Yesterday morning i woke up angry - angry because i was fat, felt like crap and just .... er ... angry really! Actually i don't really know why but of course my son got it in the neck for the most minor incident, the dogs got it because i tripped over them and then their baskets and everyone in the office got it because ... er well ... they were in the office!
It was awful - i spent until lunchtime fuming - then decided i better leave the office and stop upsetting anyone any further so i went round the shops - bought my son some new shoes - through sheer guilt of course for my morning's outburst - then went to the book shop and bought an exercise for fatties book and the most perfect diet book called "The Hibernation Diet"! It professes to make you thin whilst you sleep, and the forward reads:
"If you wake up tomorrow morning and dreamt you'd got thinner during the night, you'd think 'Oh Yeah, great. If only!' BUT that's just what you could be doing with the Hibernation Diet!" -
Now how could i possibly resist buying that?!?
I also bought The Times for last Saturday which also cheered me up immensely as there was a special holiday puzzle section with 8 full pages of sudoku and the like - superb!!
Final highlight of the day was a little tidbit i picked up in the Times with the following warning found on a packet of earplugs - "These earplugs are non-toxic, but may interfere with breathing if caught in the windpipe!" - Now you don't say!!!!!
Anyway after such a generally rubbish start to the day, now approaching evening and thinking of settling down with the papers and my marvelous diet books, it made me think of a good friend and her kids and what we named 'Suicide Hour'!
Any mother should be able to relate to this time of day, every single day everywhere in the world, as early evening sets in, and kids get tired and whingy and no matter what you do or say general chaos usually breaks out in the house (that tends to include some incredibly loud screaming).
With one child it is generally controllable as if you can get food down their neck quick enough it tends to avert the extreme whinging BUT, after food, tends to turn the little blighters into bouncing beans until you can slot them into the bath and their beds!

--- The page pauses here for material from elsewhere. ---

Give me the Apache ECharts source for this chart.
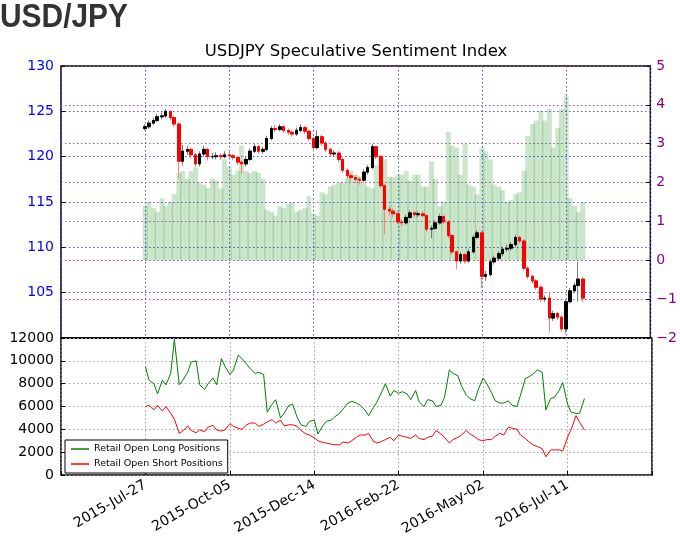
<!DOCTYPE html>
<html><head><meta charset="utf-8">
<script src="https://cdn.jsdelivr.net/npm/echarts@6/dist/echarts.min.js"></script>
<style>html,body{margin:0;padding:0;background:#fff}#c{width:680px;height:541px}</style>
</head><body><div id="c"></div><script>
const xStart = '2015-05-18';
const xEnd = '2016-09-19';
const dates = ['2015-07-27','2015-07-30','2015-08-03','2015-08-06','2015-08-10','2015-08-13','2015-08-17','2015-08-20','2015-08-24','2015-08-27',
'2015-08-31','2015-09-03','2015-09-07','2015-09-10','2015-09-14','2015-09-17','2015-09-21','2015-09-24','2015-09-28','2015-10-01',
'2015-10-05','2015-10-08','2015-10-12','2015-10-15','2015-10-19','2015-10-22','2015-10-26','2015-10-29','2015-11-02','2015-11-05',
'2015-11-09','2015-11-12','2015-11-16','2015-11-19','2015-11-23','2015-11-26','2015-11-30','2015-12-03','2015-12-07','2015-12-10',
'2015-12-14','2015-12-17','2015-12-21','2015-12-24','2015-12-28','2015-12-31','2016-01-04','2016-01-07','2016-01-11','2016-01-14',
'2016-01-18','2016-01-21','2016-01-25','2016-01-28','2016-02-01','2016-02-04','2016-02-08','2016-02-11','2016-02-15','2016-02-18',
'2016-02-22','2016-02-25','2016-02-29','2016-03-03','2016-03-07','2016-03-10','2016-03-14','2016-03-17','2016-03-21','2016-03-24',
'2016-03-28','2016-03-31','2016-04-04','2016-04-07','2016-04-11','2016-04-14','2016-04-18','2016-04-21','2016-04-25','2016-04-28',
'2016-05-02','2016-05-05','2016-05-09','2016-05-12','2016-05-16','2016-05-19','2016-05-23','2016-05-26','2016-05-30','2016-06-02',
'2016-06-06','2016-06-09','2016-06-13','2016-06-16','2016-06-20','2016-06-23','2016-06-27','2016-06-30','2016-07-04','2016-07-07',
'2016-07-11','2016-07-14','2016-07-18','2016-07-21','2016-07-25'];

const priceOpen = [123.1,123.3,123.7,124.0,124.4,124.5,125.0,124.3,123.6,119.5,
120.6,120.8,120.2,119.2,120.3,120.8,120.0,120.0,120.1,120.0,
120.2,120.1,119.9,119.4,119.2,119.7,120.6,121.1,120.6,120.8,
122.0,123.1,123.0,123.3,122.9,122.7,122.5,122.9,123.2,122.8,
122.0,121.0,122.2,121.5,120.8,120.3,120.4,119.7,118.5,117.9,
117.7,117.5,117.4,118.3,118.8,121.1,120.0,116.8,114.2,114.0,
113.7,112.8,112.7,113.3,113.8,113.6,113.7,113.5,112.0,112.1,
112.7,113.4,112.8,111.3,109.5,108.5,109.2,108.5,109.5,111.1,
111.6,106.8,107.0,108.4,108.8,109.3,109.8,109.9,110.3,111.1,
110.7,107.7,106.8,106.3,105.6,104.3,104.4,102.2,102.7,102.3,
101.0,104.0,105.2,105.8,106.5];
const priceClose = [123.3,123.7,124.0,124.4,124.5,125.0,124.3,123.6,119.5,120.6,
120.8,120.2,119.2,120.3,120.8,120.0,120.0,120.1,120.0,120.2,
120.1,119.9,119.4,119.2,119.7,120.6,121.1,120.6,120.8,122.0,
123.1,123.0,123.3,122.9,122.7,122.5,122.9,123.2,122.8,122.0,
121.0,122.2,121.5,120.8,120.3,120.4,119.7,118.5,117.9,117.7,
117.5,117.4,118.3,118.8,121.1,120.0,116.8,114.2,114.0,113.7,
112.8,112.7,113.3,113.8,113.6,113.7,113.5,112.0,112.1,112.7,
113.4,112.8,111.3,109.5,108.5,109.2,108.5,109.5,111.1,111.6,
106.8,107.0,108.4,108.8,109.3,109.8,109.9,110.3,111.1,110.7,
107.7,106.8,106.3,105.6,104.3,104.4,102.2,102.7,102.3,101.0,
104.0,105.2,105.8,106.5,104.4];
const priceHigh = [123.6,124.0,124.3,124.7,124.9,125.3,125.1,124.5,123.8,121.3,
121.2,121.0,120.4,120.6,121.2,121.0,120.4,120.5,120.4,120.6,
120.5,120.3,120.1,119.6,120.0,120.9,121.4,121.3,121.1,122.3,
123.4,123.5,123.6,123.5,123.1,122.9,123.2,123.6,123.4,123.0,
122.2,122.9,122.4,121.7,121.0,120.7,120.6,119.9,118.7,118.2,
118.0,117.8,118.6,119.1,121.4,121.2,120.2,117.0,114.6,114.3,
114.0,113.1,113.6,114.1,114.0,114.0,114.0,113.7,112.4,113.0,
113.7,113.6,113.0,111.5,109.7,109.5,109.4,109.8,111.4,111.9,
111.8,107.4,108.7,109.1,109.6,110.1,110.3,110.6,111.4,111.3,
110.9,107.9,107.0,106.5,105.8,104.7,105.1,103.0,102.9,102.5,
104.3,105.5,106.1,108.4,106.7];
const priceLow = [122.9,123.1,123.5,123.8,124.1,124.3,124.0,123.3,117.6,119.0,
120.2,119.8,118.9,118.9,120.0,119.6,119.7,119.7,119.6,119.8,
119.8,119.6,119.1,118.1,118.9,119.5,120.4,120.3,120.3,120.6,
121.8,122.7,122.8,122.6,122.4,122.2,122.3,122.7,122.5,121.7,
120.6,120.8,121.2,120.5,120.0,120.0,119.4,118.2,117.5,117.3,
117.1,116.9,117.2,118.0,118.6,119.7,116.5,111.4,113.5,113.3,
112.5,112.3,112.5,113.1,113.3,113.3,113.2,111.7,111.0,111.9,
112.5,112.5,111.0,109.2,107.6,108.2,108.2,108.3,109.3,110.9,
105.5,106.3,106.8,108.1,108.5,109.0,109.5,109.6,110.0,110.4,
107.4,106.5,106.0,105.3,104.0,104.0,100.6,101.9,102.0,100.7,
100.5,103.8,105.0,104.0,104.0];

const ssi = [1.4,1.5,1.35,1.25,1.6,1.4,1.5,1.7,2.25,2.3,
2.1,2.3,2.4,2.0,1.95,1.85,2.1,2.05,1.85,2.6,
2.4,2.2,2.3,2.95,2.3,2.25,2.3,2.25,2.1,1.3,
1.25,1.15,1.4,1.35,1.45,1.5,1.25,1.3,1.35,1.65,
1.2,1.15,1.75,1.7,1.9,1.95,2.0,2.0,2.1,2.3,
2.2,2.15,2.0,1.9,1.85,2.45,2.7,2.6,2.15,2.15,
2.2,2.2,2.3,2.05,2.2,2.2,1.9,1.9,2.55,2.1,
1.4,1.5,3.3,2.95,2.9,2.2,3.0,1.95,1.9,1.7,
2.9,2.8,2.6,1.95,1.9,1.8,1.5,1.55,1.7,1.75,
2.3,3.2,3.5,3.6,3.85,3.6,3.9,2.9,3.4,3.9,
4.25,1.6,1.4,1.25,1.5];

const longPos = [9500,8300,8000,7100,8300,7900,8900,11900,7900,8300,
9000,9900,10000,7900,7500,8000,8500,7900,10200,9500,
8800,9200,10500,10200,9700,9300,8900,9000,8800,5500,
6200,6600,5000,5400,6100,6200,5000,4400,4250,4700,
4800,3600,4300,4700,4800,5100,5400,5800,6300,6450,
6300,6100,5700,5200,5900,6400,7300,8000,6900,7400,
7150,7300,7100,6600,7400,6400,6000,6600,6500,6000,
6100,6800,9200,8900,8700,7800,7000,6700,6500,7500,
8500,8000,7200,6500,6300,6300,6500,6100,6000,7000,
8450,8600,8900,9200,9000,5700,6700,6800,7400,8100,
6200,5500,5400,5400,6700];
const shortPos = [6000,6100,5700,6100,5600,6000,5400,4900,3650,3850,
4300,3900,3700,3950,3800,4200,4350,3950,3850,3950,
4500,4250,4100,4000,4400,4550,4550,4250,4450,4650,
4850,4550,4800,4300,4400,4400,4250,3900,3600,3500,
3250,3000,2850,2800,2700,2650,2650,2900,2800,3000,
3300,3500,3500,3650,2950,2800,2950,3100,3300,3000,
3500,3400,3300,3200,3500,3200,3100,3300,3400,3900,
3600,3300,2800,3100,3300,3500,3900,3600,3350,3100,
3000,3100,3100,3400,3650,3500,4200,4100,4000,3500,
3200,2900,2600,2500,2300,1600,2200,2200,2200,2100,
3300,4000,5200,4600,3950];

const MON = ['Jan','Feb','Mar','Apr','May','Jun','Jul','Aug','Sep','Oct','Nov','Dec'];
const base = Date.parse(xStart + 'T00:00:00Z');
const toDay = s => Math.round((Date.parse(s + 'T00:00:00Z') - base) / 864e5);
const fmtDay = d => { const t = new Date(base + d * 864e5);
  return t.getUTCFullYear() + '-' + MON[t.getUTCMonth()] + '-' + String(t.getUTCDate()).padStart(2, '0'); };
const X0 = 0, X1 = toDay(xEnd);
const xs = dates.map(toDay);

const candleAll = xs.map((x, i) => [x, priceOpen[i], priceClose[i], priceLow[i], priceHigh[i]]);
const candleBody = xs.map((x, i) => [x, priceOpen[i], priceClose[i], Math.min(priceOpen[i], priceClose[i]), Math.max(priceOpen[i], priceClose[i])]);
const ssiData = xs.map((x, i) => [x, ssi[i]]);
const longData = xs.map((x, i) => [x, longPos[i]]);
const shortData = xs.map((x, i) => [x, shortPos[i]]);

const FONT = 'DejaVu Sans';
const blueDot = {color: '#4d4dff', type: [1.5, 2.5], width: 1};
const purpleDot = {color: '#b04db0', type: [1.5, 2.5], width: 1};
const grayDot = {color: '#a0a0a0', type: [1.5, 2.5], width: 1};

const chart = echarts.init(document.getElementById('c'), null, {renderer: 'canvas'});
chart.setOption({
  animation: false,
  backgroundColor: '#fff',
  graphic: [
    {type: 'text', x: 0, y: 1, scaleX: 0.88, style: {text: 'USD/JPY', font: 'bold 34px "Liberation Sans", sans-serif', fill: '#333'}},
    {type: 'text', x: 356, y: 52, style: {text: 'USDJPY Speculative Sentiment Index', font: '16.5px "DejaVu Sans"', fill: '#000', textAlign: 'center', textVerticalAlign: 'middle'}}
  ],
  grid: [
    {left: 61, right: 28, top: 66, height: 272, show: true, borderColor: '#000', borderWidth: 1.5, backgroundColor: 'transparent'},
    {left: 61, right: 28, top: 338, height: 137, show: true, borderColor: '#000', borderWidth: 1.5, backgroundColor: 'transparent'}
  ],
  legend: {
    data: ['Retail Open Long Positions', 'Retail Open Short Positions'],
    orient: 'vertical', left: 65, top: 440, icon: 'rect', itemWidth: 18, itemHeight: 1.5, itemGap: 5,
    padding: [4, 5, 4, 6], borderColor: '#000', borderWidth: 1, backgroundColor: '#fff',
    textStyle: {fontSize: 9.5, fontFamily: FONT, color: '#000'}
  },
  xAxis: [
    {type: 'value', gridIndex: 0, min: X0, max: X1, interval: 70,
     axisLabel: {show: false}, axisLine: {show: false}, axisTick: {show: false},
     splitLine: {show: true, lineStyle: blueDot}},
    {type: 'value', gridIndex: 1, min: X0, max: X1, interval: 70,
     axisLabel: {rotate: 30, fontSize: 14, fontFamily: FONT, color: '#000', margin: 9,
       formatter: v => (v === X0 || v === X1) ? '' : fmtDay(v)},
     axisLine: {show: false}, axisTick: {show: true, inside: true, length: 4, lineStyle: {color: '#000'}},
     splitLine: {show: true, lineStyle: grayDot}}
  ],
  yAxis: [
    {type: 'value', gridIndex: 0, min: 100, max: 130, interval: 5, position: 'left',
     axisLabel: {color: '#0000ff', fontSize: 14, fontFamily: FONT, margin: 7, formatter: v => v === 100 ? '' : String(v)},
     axisLine: {show: false}, axisTick: {show: true, inside: true, length: 4, lineStyle: {color: '#000'}},
     splitLine: {show: true, lineStyle: blueDot}},
    {type: 'value', gridIndex: 0, min: -2, max: 5, interval: 1, position: 'right',
     axisLabel: {color: '#8b008b', fontSize: 14, fontFamily: FONT, margin: 6, formatter: v => String(v).replace('-', '\u2212')},
     axisLine: {show: false}, axisTick: {show: true, inside: true, length: 4, lineStyle: {color: '#000'}},
     splitLine: {show: true, lineStyle: purpleDot}},
    {type: 'value', gridIndex: 1, min: 0, max: 12000, interval: 2000,
     axisLabel: {color: '#000', fontSize: 14, fontFamily: FONT, margin: 7, formatter: v => String(v)},
     axisLine: {show: false}, axisTick: {show: true, inside: true, length: 4, lineStyle: {color: '#000'}},
     splitLine: {show: true, lineStyle: grayDot}}
  ],
  series: [
    {name: 'SSI', type: 'bar', xAxisIndex: 0, yAxisIndex: 1, data: ssiData, barWidth: 5, z: 1,
     itemStyle: {color: 'rgba(0,128,0,0.2)'}},
    {name: 'USDJPY', type: 'candlestick', xAxisIndex: 0, yAxisIndex: 0, data: candleAll, barWidth: 3, z: 3,
     dimensions: ['day', 'open', 'close', 'lowest', 'highest'],
     encode: {x: 'day', y: ['open', 'close', 'lowest', 'highest']},
     itemStyle: {color: '#7a7a7a', color0: '#ff8080', borderColor: '#7a7a7a', borderColor0: '#ff8080', borderWidth: 1}},
    {name: 'USDJPY body', type: 'candlestick', xAxisIndex: 0, yAxisIndex: 0, data: candleBody, barWidth: 3, z: 4,
     dimensions: ['day', 'open', 'close', 'lowest', 'highest'],
     encode: {x: 'day', y: ['open', 'close', 'lowest', 'highest']},
     itemStyle: {color: '#000', color0: '#ff0000', borderColor: '#000', borderColor0: '#ff0000', borderWidth: 1}},
    {name: 'Retail Open Long Positions', type: 'line', xAxisIndex: 1, yAxisIndex: 2, data: longData,
     symbol: 'none', lineStyle: {color: '#008000', width: 1}, itemStyle: {color: '#008000'}},
    {name: 'Retail Open Short Positions', type: 'line', xAxisIndex: 1, yAxisIndex: 2, data: shortData,
     symbol: 'none', lineStyle: {color: '#ff0000', width: 1}, itemStyle: {color: '#ff0000'}}
  ]
});
</script></body></html>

With two plus children, it's a little tricky, as one will start the whinging - generally smack one of the others round the head - and the chorus begins! This one is not quite as easy to control as food can just cause further chaos as they'll start stealing from each others plates which only causes further screaming on board! - This is the classic 'Suicide Hour' when the best thing to do is get yourself some earplugs (trying of course your best not to get them stuck in your windpipe!!), open a bottle of wine, shout for the ayah (nanny/maid) and settle in with the paper! - That is what living in the tropics is all about - someone else to deal with the mundane daily nightmare - and I'd just like to say that if anyone out there who has a large family of kids - do the right thing and move out to a country where staff are part of our lives and are an absolute god send. If not - you'll be the one 'Suicide Hour' was named for and will be launching yourself off the fridge freezer come 6 o'clock this evening!!